But let me start with blatant plagiarism from a chapter of my own book - by reproducing a couple of paragraphs after making just one change - I have replaced the word Pakistanis with Chinese
The Chinese, like all other people, display the usual range of human behavioural patterns: joy, sorrow, anger, pain and other emotions which are indistinguishable from anyone else on an individual level. But groups of thousands or millions of people anywhere in the world, who live together in nations tend to develop certain unique patterns of behaviour based on the stresses, experiences and history of their particular society. Sometimes these unique patterns of behaviour are very difficult to recognize, because the behaviour is very much like that of anyone else. Even so, it is worth recognizing minor differences because this knowledge has some value in understanding behaviour, and in negotiation and reaching agreements.
For example, communication between cultures becomes difficult if negotiators from different cultures cannot understand each others’ behaviour. A deep understanding of Japanese culture was required before international agreements could be reached with Japan on the issue of whaling and protection of endangered species of whales. Some cultures, such as Japanese culture have been well studied (41). The important role of saving face and avoiding shame is well recognized, and must be taken into account in negotiation. Another well known example of the consequences of an inability to understand cultural nuances comes from a transcript of a telephone conversation in Arabic between Egyptian President Gamel Abdel Nasser and King Hussein of Jordan when Egyptian forces were being defeated by Israeli forces in 1967. The cultural need to avoid shame forced Nasser to state that his forces were fighting well against their enemy, but King Hussein was unable to understand the nuances by which Nasser hinted that his forces were being defeated. That left Hussein, and Jordan unprepared for their defeat in the war subsequently (42).
I would like to add a caution here. When I say " I want to study your psyche" and I start making observations about you, my observations will invariably be coloured by my own psyche, my biases, and my experiences. I have found this factor to be an important player in the interaction between two people or individuals from two different cultures.
Let me state right up at the outset that the Chinese, in the media and on the internet where I encounter them most frequently come across as boastful and contemptuous of Indians often to the point of being racist. Indians on the other hand are brought up with guiding principles like "Accept all people. Accept your fault first. Improve yourself" etc. Indians are constantly engaged in an internal self correction battle. This is a huge problem in calling out peculiar traits that others may display because we are eager to learn about our faults and correct ourselves and eager to say that we must be accepting of other's beliefs and viewpoints.

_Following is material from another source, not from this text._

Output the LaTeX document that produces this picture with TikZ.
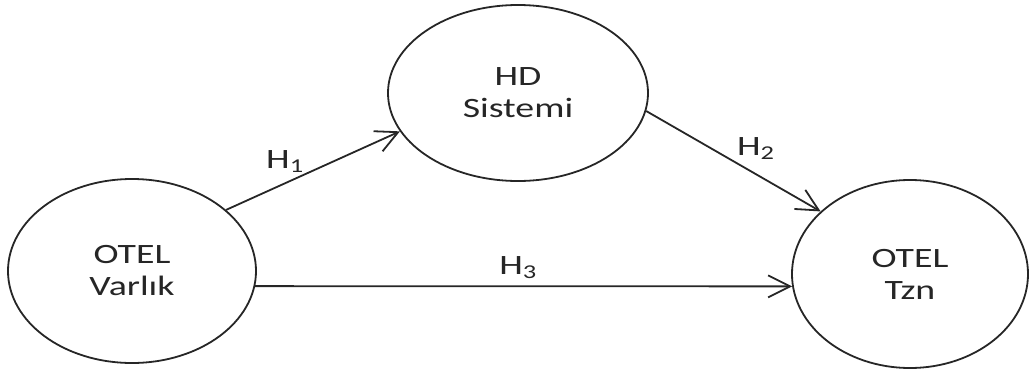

In the late 1990s when I first started encountering large numbers of Chinese on the internet it was commonplace to find Indians being referred to as "curry breath" and there were lots of jokes about Indians using computers and have "floppy dicks" - a parody of a mispronunciation that some Indians make. But instead of a robust response to racist comments Indians are prone to go off on a tangent and ask "Are not racist too? Do we not treat people from the NE badly?" My personal response to that is "I friggin well don't so please don't include me in your self flagellating caterwaul" .
The point I am trying to make is that talking about "other people" is fraught with the complication that we will get consumed by guilt and start asking if we don't have the same characteristics ourselves. OF COURSE WE DO. That is what I mean by humans sharing a similar psyche. But it is just that some aspects of behaviour are either encouraged or exaggerated in some groups of people and the discussion should revolve around that and not self flagellation
People have pointed out that the Chinese have a deep sense of inferiority about the west and white skins and non Chinese eyes (no epicanthic fold) . I leave it to others to state what they think about this. I also think that the Chinese may have had a culture of politeness (this is a guess) that was erased by Mao's cultural revolution producing a nation of grabbing boors. I note that the Chinese way of dealing with anything negative about themselves is to shame and mock the other person. There is also a tendency to give finger-wagging lectures.
The combination of inferiority about the west and contempt for the foreigner has resulted in the Chinese aping America assiduously to a level where the Americans themselves acknowledge the Chinese - which is high praise. And that allows the Chinese to be boastful and contemptuous of everyone else - and nowadays even the Americans.
I hope we can have a meaningful exchange of views. And please be wary of people shifting the subject from Chinese behaviour to Indian behaviour.